Recognition of Part 26A Restructuring Plans in Germany


BACKGROUND

German real estate company Adler recently made headlines by successfully implementing a €6bn restructuring by way of a UK Part 26A Restructuring Plan. The Plan involved the subordination of Adler’s existing notes to new money creditors and an asset disposal plan to repay its debts. The company obtained the English Court’s sanction for the Plan on 12 April 2023 notwithstanding vociferous opposition from certain of the company’s noteholders.

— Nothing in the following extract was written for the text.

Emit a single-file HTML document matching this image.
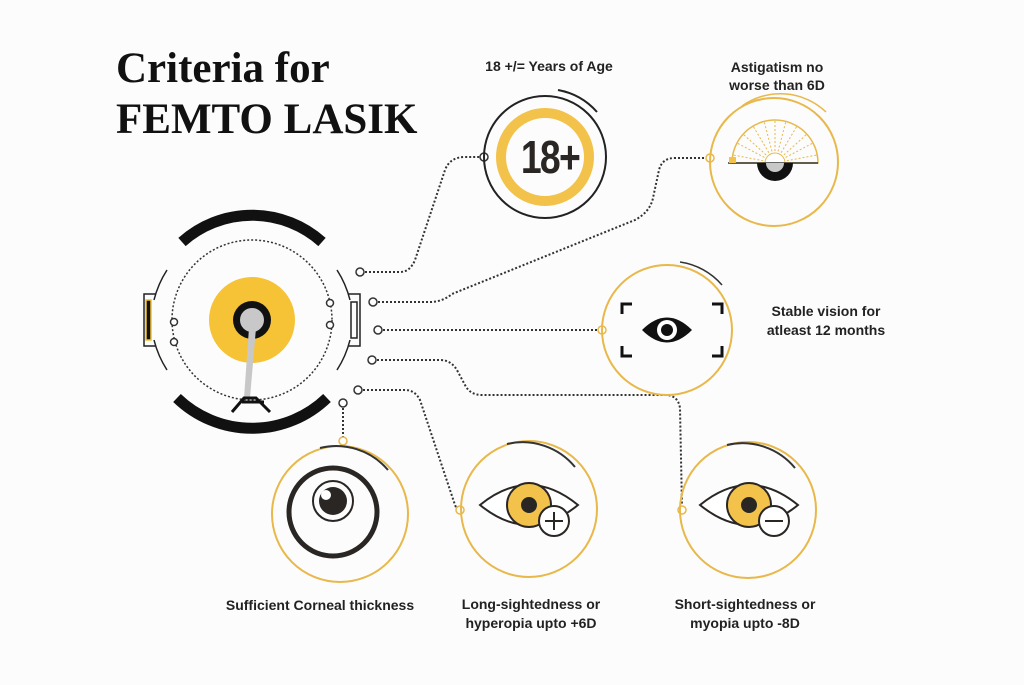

This is the first time that German law governed debt issued by a Luxembourg holding company was compromised through an English Scheme or Plan. Whilst all of the notes were German law governed, the company achieved sufficient connection to England for jurisdiction purposes by replacing the Luxembourg note issuer Adler Group S.A. with a newly incorporated English company.

RECOGNITION

It is well known that an English Court does not want to act in vain in sanctioning a Restructuring Plan in respect of a company with assets or creditors outside of the jurisdiction. This is because lack of recognition could allow creditors to take enforcement action in other jurisdictions and therefore undermine the Plan outcome. Accordingly, the English Court required credible evidence (through expert submissions) that there was at least a reasonable prospect that the Adler Plan would be recognised and given effect in Germany (as well as Luxembourg) prior to sanctioning the restructuring.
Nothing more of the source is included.